Should a dog with high enough prey drive have enough drive that the work stays fun even when someone's trying to hurt them?

Or is it that a dog with enough confidence will fight through pain or pressure even when he has no experience working in defense? 

Can you put a PPD or PSD on the street if it has been trained purely in prey (with pressure of course)?

Can you be completely confident in a dog that has never had to fall back on defense?

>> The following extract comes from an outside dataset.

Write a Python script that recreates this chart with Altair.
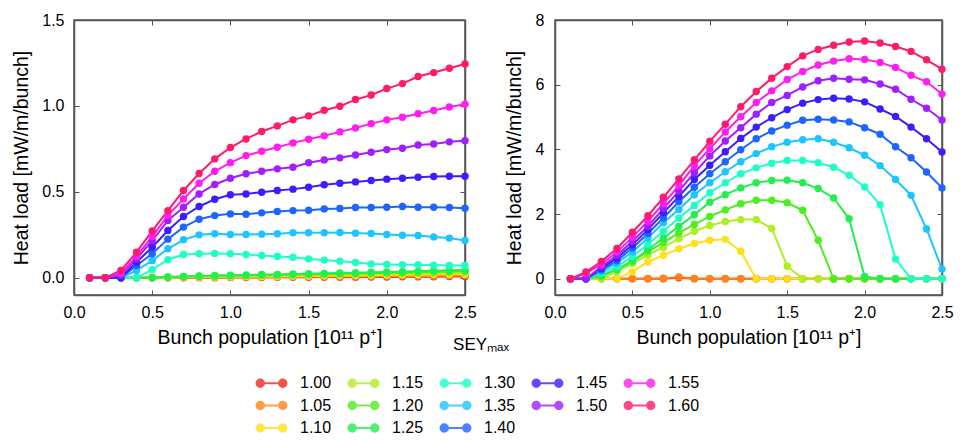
import altair as alt
import pandas as pd

# ---------------- data ----------------
x_vals = [0.1, 0.2, 0.3, 0.4, 0.5, 0.6, 0.7, 0.8, 0.9, 1.0, 1.1, 1.2, 1.3,
          1.4, 1.5, 1.6, 1.7, 1.8, 1.9, 2.0, 2.1, 2.2, 2.3, 2.4, 2.5]

sey_labels = ["1.00", "1.05", "1.10", "1.15", "1.20", "1.25", "1.30",
              "1.35", "1.40", "1.45", "1.50", "1.55", "1.60"]

sey_colors = ["#f0281e", "#ff8418", "#ffe01a", "#aef01e", "#4cee1e", "#22ee50",
              "#1effc8", "#1ec4ff", "#1e64ff", "#3a1eff", "#a01eff", "#ff1ef0",
              "#ff1a6c"]

# left panel
L100 = [0, 0, 0, 0, 0, 0, 0, 0.001, 0.001, 0.002, 0.002, 0.002, 0.003, 0.003, 0.003, 0.004, 0.004, 0.004, 0.005, 0.005, 0.006, 0.006, 0.006, 0.007, 0.008]
L105 = [0, 0, 0, 0, 0, 0.001, 0.001, 0.002, 0.002, 0.003, 0.003, 0.004, 0.004, 0.005, 0.006, 0.006, 0.007, 0.008, 0.008, 0.009, 0.010, 0.011, 0.011, 0.012, 0.013]
L110 = [0, 0, 0, 0, 0, 0.002, 0.003, 0.004, 0.005, 0.006, 0.007, 0.008, 0.009, 0.010, 0.011, 0.012, 0.013, 0.014, 0.015, 0.016, 0.017, 0.018, 0.019, 0.020, 0.021]
L115 = [0, 0, 0, 0, 0, 0.003, 0.005, 0.007, 0.008, 0.010, 0.011, 0.012, 0.013, 0.015, 0.016, 0.017, 0.019, 0.020, 0.021, 0.023, 0.024, 0.025, 0.027, 0.028, 0.030]
L120 = [0, 0, 0, 0, 0, 0.004, 0.007, 0.009, 0.011, 0.013, 0.014, 0.016, 0.017, 0.019, 0.020, 0.022, 0.024, 0.025, 0.027, 0.029, 0.030, 0.032, 0.034, 0.036, 0.038]
L125 = [0, 0, 0, 0, 0.001, 0.005, 0.008, 0.011, 0.013, 0.015, 0.017, 0.019, 0.020, 0.022, 0.024, 0.026, 0.028, 0.030, 0.032, 0.034, 0.036, 0.039, 0.041, 0.044, 0.046]
L130 = [0, 0, 0, 0, 0.047, 0.105, 0.136, 0.140, 0.141, 0.140, 0.136, 0.130, 0.124, 0.120, 0.110, 0.103, 0.097, 0.089, 0.081, 0.078, 0.076, 0.076, 0.074, 0.072, 0.072]
L135 = [0, 0, 0, 0.043, 0.100, 0.169, 0.221, 0.250, 0.256, 0.252, 0.252, 0.254, 0.256, 0.262, 0.262, 0.262, 0.264, 0.260, 0.258, 0.252, 0.248, 0.246, 0.238, 0.231, 0.217]
L140 = [0, 0, 0, 0.072, 0.140, 0.225, 0.295, 0.341, 0.362, 0.372, 0.370, 0.378, 0.386, 0.391, 0.393, 0.401, 0.403, 0.409, 0.409, 0.411, 0.415, 0.411, 0.411, 0.409, 0.405]
L145 = [0, 0, 0, 0.091, 0.178, 0.275, 0.357, 0.415, 0.457, 0.483, 0.488, 0.498, 0.508, 0.516, 0.527, 0.541, 0.550, 0.558, 0.566, 0.574, 0.579, 0.585, 0.589, 0.591, 0.591]
L150 = [0, 0, 0.014, 0.110, 0.217, 0.333, 0.411, 0.488, 0.543, 0.579, 0.605, 0.620, 0.634, 0.643, 0.669, 0.686, 0.698, 0.715, 0.731, 0.746, 0.754, 0.773, 0.779, 0.791, 0.797]
L155 = [0, 0, 0.027, 0.126, 0.240, 0.362, 0.459, 0.550, 0.620, 0.670, 0.711, 0.736, 0.760, 0.785, 0.806, 0.826, 0.849, 0.872, 0.897, 0.919, 0.934, 0.955, 0.973, 0.994, 1.010]
L160 = [0, 0, 0.043, 0.149, 0.273, 0.391, 0.508, 0.607, 0.692, 0.758, 0.808, 0.851, 0.884, 0.919, 0.942, 0.975, 0.998, 1.037, 1.064, 1.101, 1.130, 1.171, 1.194, 1.219, 1.244]

# right panel
R100 = [0, 0, 0, 0, 0, 0, 0, 0.03, 0, 0, 0, 0, 0, 0, 0, 0, 0, 0, 0, 0, 0, 0, 0, 0, 0]
R105 = [0, 0, 0, 0, 0, 0, 0.02, 0.06, 0.01, 0, 0, 0, 0, 0, 0, 0, 0, 0, 0, 0, 0, 0, 0, 0, 0]
R110 = [0, 0, 0, 0, 0.22, 0.52, 0.73, 0.93, 1.09, 1.19, 1.22, 0.85, 0, 0, 0, 0, 0, 0, 0, 0, 0, 0, 0, 0, 0]
R115 = [0, 0, 0, 0.22, 0.47, 0.74, 0.97, 1.24, 1.47, 1.65, 1.77, 1.83, 1.83, 1.56, 0.39, 0, 0, 0, 0, 0, 0, 0, 0, 0, 0]
R120 = [0, 0, 0.07, 0.30, 0.55, 0.85, 1.12, 1.42, 1.68, 1.93, 2.13, 2.32, 2.43, 2.43, 2.35, 2.12, 1.19, 0, 0, 0, 0, 0, 0, 0, 0]
R125 = [0, 0, 0.12, 0.28, 0.54, 0.90, 1.26, 1.62, 1.98, 2.37, 2.60, 2.81, 2.97, 3.04, 3.05, 2.97, 2.79, 2.50, 1.86, 0.07, 0, 0, 0, 0, 0]
R130 = [0, 0, 0.18, 0.38, 0.69, 1.07, 1.47, 1.88, 2.27, 2.66, 2.97, 3.25, 3.43, 3.57, 3.66, 3.66, 3.59, 3.45, 3.20, 2.84, 2.29, 0.61, 0, 0, 0]
R135 = [0, 0, 0.23, 0.49, 0.83, 1.26, 1.73, 2.14, 2.60, 2.97, 3.31, 3.62, 3.87, 4.08, 4.22, 4.30, 4.33, 4.22, 4.05, 3.82, 3.50, 3.07, 2.58, 1.54, 0.30]
R140 = [0, 0, 0.28, 0.56, 0.95, 1.40, 1.88, 2.38, 2.83, 3.25, 3.62, 3.99, 4.33, 4.57, 4.75, 4.90, 4.93, 4.91, 4.85, 4.67, 4.47, 4.08, 3.74, 3.30, 2.81]
R145 = [0, 0, 0.33, 0.64, 1.05, 1.52, 2.04, 2.55, 3.07, 3.51, 3.93, 4.34, 4.69, 4.98, 5.23, 5.43, 5.54, 5.58, 5.56, 5.47, 5.25, 5.02, 4.69, 4.33, 3.92]
R150 = [0, 0, 0.38, 0.72, 1.16, 1.62, 2.17, 2.71, 3.28, 3.80, 4.26, 4.67, 5.09, 5.45, 5.67, 5.93, 6.12, 6.20, 6.17, 6.15, 6.02, 5.86, 5.55, 5.27, 4.91]
R155 = [0, 0.17, 0.45, 0.83, 1.28, 1.78, 2.32, 2.88, 3.50, 4.02, 4.54, 5.01, 5.45, 5.81, 6.16, 6.41, 6.61, 6.73, 6.80, 6.78, 6.69, 6.53, 6.29, 6.09, 5.71]
R160 = [0, 0.21, 0.54, 0.94, 1.44, 1.95, 2.52, 3.09, 3.68, 4.25, 4.78, 5.32, 5.79, 6.20, 6.56, 6.89, 7.09, 7.22, 7.32, 7.35, 7.29, 7.18, 7.03, 6.77, 6.48]

left_series = [L100, L105, L110, L115, L120, L125, L130, L135, L140, L145, L150, L155, L160]
right_series = [R100, R105, R110, R115, R120, R125, R130, R135, R140, R145, R150, R155, R160]

x_ticks = [0.0, 0.5, 1.0, 1.5, 2.0, 2.5]
left_y_ticks = [0.0, 0.5, 1.0, 1.5]
right_y_ticks = [0, 2, 4, 6, 8]

# legend in 5 columns, filled column by column (3 rows)
legend_order = ["1.00", "1.15", "1.30", "1.45", "1.55",
                "1.05", "1.20", "1.35", "1.50", "1.60",
                "1.10", "1.25", "1.40"]
color_of = dict(zip(sey_labels, sey_colors))
legend_colors = [color_of[s] for s in legend_order]


def long_frame(series_list):
    rows = []
    for lab, ys in zip(sey_labels, series_list):
        for xv, yv in zip(x_vals, ys):
            rows.append({"x": xv, "y": yv, "sey": lab})
    return pd.DataFrame(rows)


FONT = "Liberation Sans"
W_L, W_R, H = 391, 387, 275
FRAME = "#555555"
TL = 5  # inward tick length

x_title = "Bunch population [10\u00b9\u00b9 p\u207a]"
y_title = "Heat load [mW/m/bunch]"

sym_path = ("M-1.5,0L1.5,0 "
            "M-2,0A0.5,0.5 0 1,0 -1,0A0.5,0.5 0 1,0 -2,0Z "
            "M1,0A0.5,0.5 0 1,0 2,0A0.5,0.5 0 1,0 1,0Z")

color_enc = alt.Color(
    "sey:N",
    scale=alt.Scale(domain=legend_order, range=legend_colors),
    legend=alt.Legend(
        title="SEY\u2098\u2090\u2093",
        orient="none",
        legendX=189,
        legendY=317,
        columns=5,
        direction="horizontal",
        symbolType=sym_path,
        symbolSize=225,
        symbolStrokeWidth=2,
        symbolOpacity=0.8,
        labelOffset=20,
        columnPadding=12,
        rowPadding=5.5,
        labelFont=FONT,
        labelFontSize=16,
        labelColor="#000000",
        titleFont=FONT,
        titleFontSize=17,
        titleFontWeight="normal",
        titleColor="#000000",
        titleAnchor="middle",
        titleAlign="center",
        titlePadding=20.5,
    ),
)


def grid_props(edge_value, span):
    # grid lines act as inward ticks on both sides; the one at the far edge
    # is drawn solid to close the frame
    test = "datum.value === %s" % repr(edge_value)
    return dict(
        grid=True,
        gridColor=FRAME,
        gridOpacity=1,
        gridWidth={"condition": {"test": test, "value": 1.5}, "value": 1},
        gridDash={"condition": {"test": test, "value": []},
                  "value": [TL, span - 2 * TL, TL]},
    )


def panel(series_list, ydom, yticks, yfmt, width, ylabelpad, ytitlepad):
    df = long_frame(series_list)
    xscale = alt.Scale(domain=[0, 2.5], nice=False, zero=False)
    yscale = alt.Scale(domain=ydom, nice=False, zero=False)
    xaxis = alt.Axis(values=x_ticks, format=".1f", title=x_title,
                     labelPadding=9, titlePadding=8, labelFlush=False,
                     domain=True, domainColor=FRAME, domainWidth=1.5,
                     **grid_props(2.5, H))
    yaxis = alt.Axis(values=yticks, format=yfmt, title=y_title,
                     labelPadding=ylabelpad, titlePadding=ytitlepad,
                     labelFlush=False,
                     domain=True, domainColor=FRAME, domainWidth=1.5,
                     **grid_props(ydom[1], width))
    xenc = alt.X("x:Q", scale=xscale, axis=xaxis)
    yenc = alt.Y("y:Q", scale=yscale, axis=yaxis)
    lines = alt.Chart(df).mark_line(strokeWidth=2).encode(
        x=xenc, y=yenc, color=color_enc)
    pts = alt.Chart(df).mark_circle(size=55, opacity=1).encode(
        x=xenc, y=yenc, color=color_enc)
    return alt.layer(lines, pts).properties(width=width, height=H)


left = panel(left_series, [-0.1, 1.5], left_y_ticks, ".1f", W_L, 10, 10)
right = panel(right_series, [-0.5, 8], right_y_ticks, "d", W_R, 11, 11)

chart = alt.hconcat(left, right, spacing=26).properties(
    padding={"left": 3, "top": 3, "right": 0, "bottom": 0},
    background="white",
).configure_view(
    stroke=FRAME, strokeWidth=1.5
).configure_axis(
    domain=False, ticks=False,
    labelFont=FONT, labelFontSize=16, labelColor="#000000",
    titleFont=FONT, titleFontSize=19.5, titleFontWeight="normal",
    titleColor="#000000",
)

chart.save("out.html", embed_options={"renderer": "svg", "actions": False})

Am I missing the point completely?


----------



## Jim Nash (Mar 30, 2006)

Ben Colbert said:


> The thread on aggression got me thinking. It seems many people are of the opinion that a dog trained completely in prey could be as strong as a dog trained with bits of defense.
> 
> I'm still a relative noob to training (no kidding huh?) but I had someone explain the importance of defense in a good dog to me. This person explained to me that prey is fun for a dog but defense carries a dog through the work when its not so much fun (dog is hit or attacked during the fight).
> 
> ...



Ben , I didn't take anyones replies in the other discussion that lead me to believe they felt a dog could be trained completely in prey and have it be a reliable PSD or PPD .

In preparing a K9 for the street you gradually build up to the point you are working the dog in very similar environments as it is going to see for real once it's deployed . The decoy will work up the "presure" to best duplicate what a real badguy might do in an engagement . This in most cases IMO , is going to push many dogs into a certain degree of defense (fight , combat , whatever term you prefer ) . 

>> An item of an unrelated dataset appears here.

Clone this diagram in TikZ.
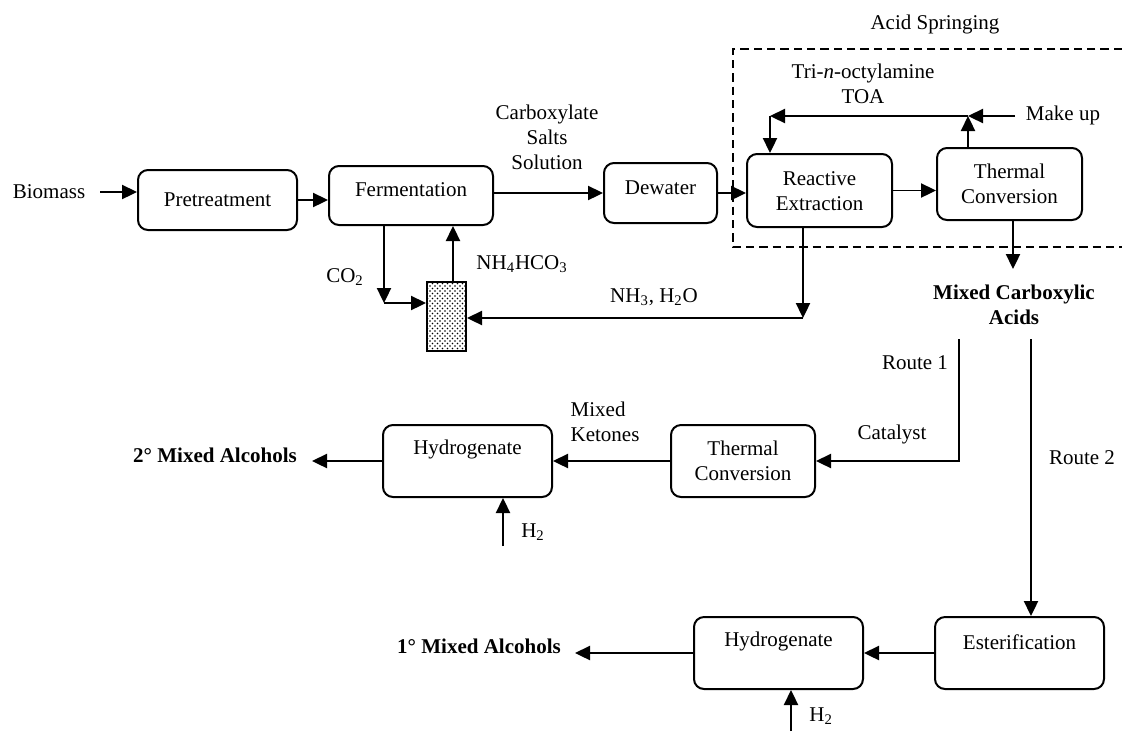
\documentclass[tikz,border=0pt]{standalone}
\usepackage{fontspec}
\setmainfont{Liberation Serif}
\usetikzlibrary{arrows.meta,patterns}
\tikzset{
  box/.style={draw, line width=1.2pt, rounded corners=6pt, inner sep=0pt},
  txt/.style={font=\fontsize{12.6pt}{15pt}\selectfont, inner sep=2pt, align=center},
  btxt/.style={font=\fontsize{12.6pt}{15pt}\selectfont\bfseries, inner sep=2pt, align=center},
  arr/.style={draw, line width=1pt, -{Triangle[length=9pt,width=8.5pt]}},
  dashbox/.style={draw, line width=1pt, dash pattern=on 5pt off 3pt}
}
\begin{document}
\begin{tikzpicture}[x=0.6pt,y=-0.6pt]
\useasboundingbox (0,0) rectangle (1122,731);

% boxes
\node[box, minimum width=95.4pt, minimum height=36pt] (pre) at (217.5,200) {};
\node[txt] (pret) at (217.5,200) {Pretreatment};
\node[box, minimum width=98.4pt, minimum height=35.4pt] (fer) at (411,195.5) {};
\node[txt] (fert) at (411,190) {Fermentation};
\node[box, minimum width=67.8pt, minimum height=36pt] (dew) at (660.5,193) {};
\node[txt] (dewt) at (660.5,188) {Dewater};
\node[box, minimum width=87pt, minimum height=43.8pt] (re) at (819.5,190.5) {};
\node[txt] (ret) at (819.5,191.5) {Reactive\\Extraction};
\node[box, minimum width=87pt, minimum height=43.2pt] (tca) at (1009.5,184) {};
\node[txt] (tcat) at (1009.5,183.5) {Thermal\\Conversion};
\node[draw, line width=1.2pt, pattern=crosshatch dots, minimum width=23.4pt, minimum height=41.4pt, inner sep=0pt] (hat) at (446.5,316.5) {};
\node[box, minimum width=86.4pt, minimum height=43.2pt] (tcb) at (743,461) {};
\node[txt] (tcbt) at (743,460.5) {Thermal\\Conversion};
\node[box, minimum width=101.4pt, minimum height=43.2pt] (hya) at (467.5,461) {};
\node[txt] (hyat) at (467.5,449) {Hydrogenate};
\node[box, minimum width=101.4pt, minimum height=43.2pt] (est) at (1019.5,653) {};
\node[txt] (estt) at (1019.5,642) {Esterification};
\node[box, minimum width=101.4pt, minimum height=43.2pt] (hyb) at (778.5,653) {};
\node[txt] (hybt) at (778.5,641) {Hydrogenate};

% dashed acid springing region
\draw[dashbox] (1122,49) -- (733,49) -- (733,247) -- (1122,247);
\node[txt] (acid) at (935,24) {Acid Springing};

% labels
\node[txt] (bio) at (49,192) {Biomass};
\node[txt] (carb) at (547,137) {Carboxylate\\Salts\\Solution};
\node[txt] (nh4) at (522,264) {NH\textsubscript{4}HCO\textsubscript{3}};
\node[txt] (co2) at (345,277) {CO\textsubscript{2}};
\node[txt] (nh3) at (654,297) {NH\textsubscript{3}, H\textsubscript{2}O};
\node[txt] (toa) at (863,83.5) {Tri-\textit{n}-octylamine\\TOA};
\node[txt] (mk) at (1063,115) {Make up};
\node[btxt] (mca) at (1014,305) {Mixed Carboxylic\\Acids};
\node[txt] (r1t) at (915,363) {Route 1};
\node[txt] (cat) at (892,434) {Catalyst};
\node[txt] (r2t) at (1082,458) {Route 2};
\node[txt, align=left, anchor=west] (mkt) at (567,422) {Mixed\\Ketones};
\node[btxt] (alc2) at (215,455) {2° Mixed Alcohols};
\node[txt] (h2a) at (533,532) {H\textsubscript{2}};
\node[btxt] (alc1) at (479,646) {1° Mixed Alcohols};
\node[txt] (h2b) at (821,716) {H\textsubscript{2}};

% coordinates
\coordinate (rj) at (968,116);
\coordinate (rl) at (770,116);
\coordinate (nj) at (803,318);
\coordinate (cj) at (384,303);
\coordinate (hx) at (453,0);
\coordinate (mtip) at (1013,269);
\coordinate (r1) at (959,339);
\coordinate (r2) at (1031,339);
\coordinate (h1) at (503,546);
\coordinate (h2) at (791,731);
\coordinate (a2tip) at (312,0);
\coordinate (a1tip) at (575,0);
\coordinate (biost) at (100,192);
\coordinate (mkst) at (1015,116);

% connectors
\draw[arr] (biost) -- (biost -| pre.west);
\draw[arr] (pre.east) -- (pre.east -| fer.west);
\draw[arr] (dew.west -| fer.east) -- (dew.west);
\draw[arr] (dew.east) -- (dew.east -| re.west);
\draw[arr] (re.east) -- (re.east -| tca.west);
\draw[arr] (tca.north -| rj) -- (rj);
\draw[arr] (mkst) -- (rj);
\draw[arr] (rj) -- (rl);
\draw[arr] (rl) -- (rl |- re.north);
\draw[arr] (re.south -| nj) -- (nj);
\draw[arr] (nj) -- (nj -| hat.east);
\draw[arr] (fer.south -| cj) -- (cj);
\draw[arr] (cj) -- (cj -| hat.west);
\draw[arr] (hat.north -| hx) -- (fer.south -| hx);
\draw[arr] (tca.south -| mtip) -- (mtip);
\draw[arr] (r1) |- (tcb.east);
\draw[arr] (r2) -- (r2 |- est.north);
\draw[arr] (tcb.west) -- (tcb.west -| hya.east);
\draw[arr] (hya.west) -- (hya.west -| a2tip);
\draw[arr] (h1) -- (h1 |- hya.south);
\draw[arr] (est.west) -- (est.west -| hyb.east);
\draw[arr] (hyb.west) -- (hyb.west -| a1tip);
\draw[arr] (h2) -- (h2 |- hyb.south);
\end{tikzpicture}
\end{document}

Once again I will add , that it's going to depend on the individual dog on how you balance out the training (amounts of prey , defense , fight , combat , whatever terms you might use) . 

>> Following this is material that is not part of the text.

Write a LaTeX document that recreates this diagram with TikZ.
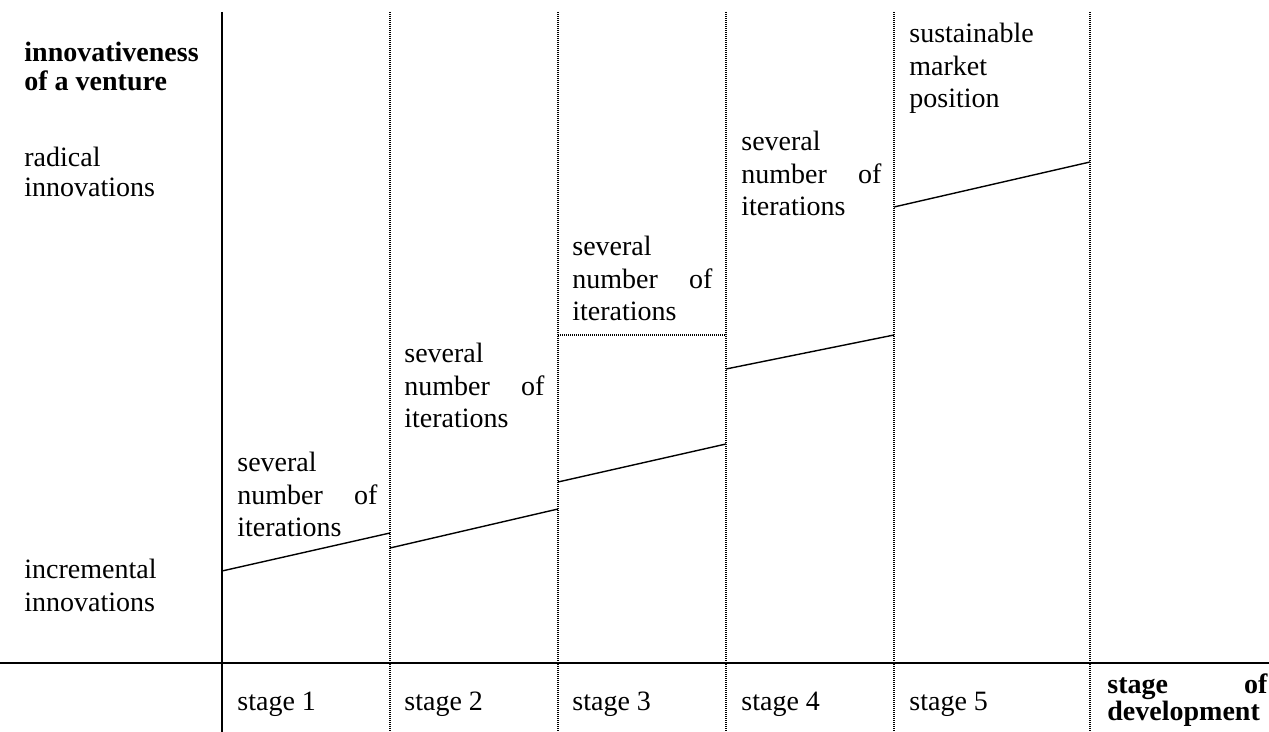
\documentclass[tikz,border=0pt]{standalone}
\usepackage{fontspec}
\setmainfont{Liberation Serif}
\usepackage{tikz}

\newcommand{\severaliter}{several\\ number\hfill of\\ iterations}

\tikzset{
    lbl/.style={anchor=base west, inner sep=0pt, align=left,
        font=\fontsize{14}{16.25}\selectfont},
    iterbox/.style={lbl, text width=70pt, align=justify},
    axisline/.style={line width=1pt},
    gridline/.style={line width=0.9pt, dash pattern=on 0.5pt off 0.5pt},
    levelline/.style={line width=0.7pt}
}

\begin{document}
\begin{tikzpicture}[x=0.5pt,y=-0.5pt]
        \useasboundingbox (0,0) rectangle (1269,732);
        % axes
        \coordinate (top0) at (222,12);
        \coordinate (bot0) at (222,732);
        \coordinate (west) at (0,663);
        \coordinate (east) at (1269,663);
        \draw[axisline] (top0) -- (bot0);
        \draw[axisline] (west) -- (east);
        % stage borders
        \foreach \i/\x in {1/390,2/558,3/726,4/894,5/1090}{
            \coordinate (top\i) at (\x,12);
            \coordinate (bot\i) at (\x,732);
            \draw[gridline] (top\i) -- (bot\i);
        }
        \draw[gridline] (558,335) -- (726,335);
        % levels of the stages
        \draw[levelline] (222,571) -- (390,533);
        \draw[levelline] (390,548) -- (558,509);
        \draw[levelline] (558,482) -- (726,444);
        \draw[levelline] (726,369) -- (894,335);
        \draw[levelline] (894,207) -- (1090,162);
        % vertical axis labels (anchored at the last line)
        \node[lbl, font=\fontsize{14}{14.5}\selectfont\bfseries] (innov) at (24,91) {innovativeness\\of a venture};
        \node[lbl, font=\fontsize{14}{15}\selectfont] (radical) at (24,197) {radical\\innovations};
        \node[lbl] (increm) at (24,611) {incremental\\innovations};
        % stage texts (anchored at the first line)
        \node[iterbox] (it1) at (237,472) {\severaliter};
        \node[iterbox] (it2) at (404,363) {\severaliter};
        \node[iterbox] (it3) at (572,256) {\severaliter};
        \node[iterbox] (it4) at (741,151) {\severaliter};
        \node[lbl] (market) at (909,108) {sustainable\\market\\position};
        % horizontal axis labels
        \node[lbl] (s1) at (237,710) {stage 1};
        \node[lbl] (s2) at (404,710) {stage 2};
        \node[lbl] (s3) at (572,710) {stage 3};
        \node[lbl] (s4) at (741,710) {stage 4};
        \node[lbl] (s5) at (909,710) {stage 5};
        \node[lbl, text width=80pt, align=justify, font=\fontsize{14}{13.5}\selectfont\bfseries] (dev) at (1107,693) {stage\hfill of\\development};
    \end{tikzpicture}
\end{document}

I don't know of any good PSD trainer that would put out a K9 without testing it in real to life scenerios like I mentioned above before putting it into service . 

As for this question of yours 
"Should a dog with high enough prey drive have enough drive that the work stays fun even when someone's trying to hurt them?"

If this puts it into perspective , I have only worked 2 K9s that I felt were totally in prey no matter how hard I pushed them . Not something I liked seeing ( seems very unnatural to me ) but they were both very good dogs . They were just so into they didn't notice anything else but being in on the bite ) . I'm sure I'd get an arguement from the other trainers in my unit on these 2 dogs but since I worked these 2 alot I feel confident sticking with my opinion . These are the exception though , not the rule .


----------



## Jim Nash (Mar 30, 2006)

As for the fun part you asked about , I'm not sure I call it fun but all good PSDs I know enjoy fighting badguys and look forward to it but are aware of (fear? / respect?) the badguys potential to cause them harm and this often pushes them harder to win the engagement .


----------



## Terrasita Cuffie (Jun 8, 2008)

You guys use the terms "pressure" and "defense" and sometimes interchangeably. How are they different? There seems to be this idea of prey/pressure vs. defense.

Terrasita


----------



## Matt Grosch (Jul 4, 2009)

Those three michael ellis videos from the other thread were good


----------



## Jim Nash (Mar 30, 2006)

Terrasita Cuffie said:


> You guys use the terms "pressure" and "defense" and sometimes interchangeably. How are they different? There seems to be this idea of prey/pressure vs. defense.
> 
> Terrasita


That's one of the problems with internet discussions about this stuff . Often times the terms used by some mean something else to others . Also what one sees as say a "high" prey or defensive drive dog another might see as a low drive dog . On top of that some see certain types of aggression and think it's confidence where others see the same things as a dog in stress , fear , confusion , frustration , whatever . Put all that stuff together and you have a perfect recipe for a never ending arguement going nowhere . 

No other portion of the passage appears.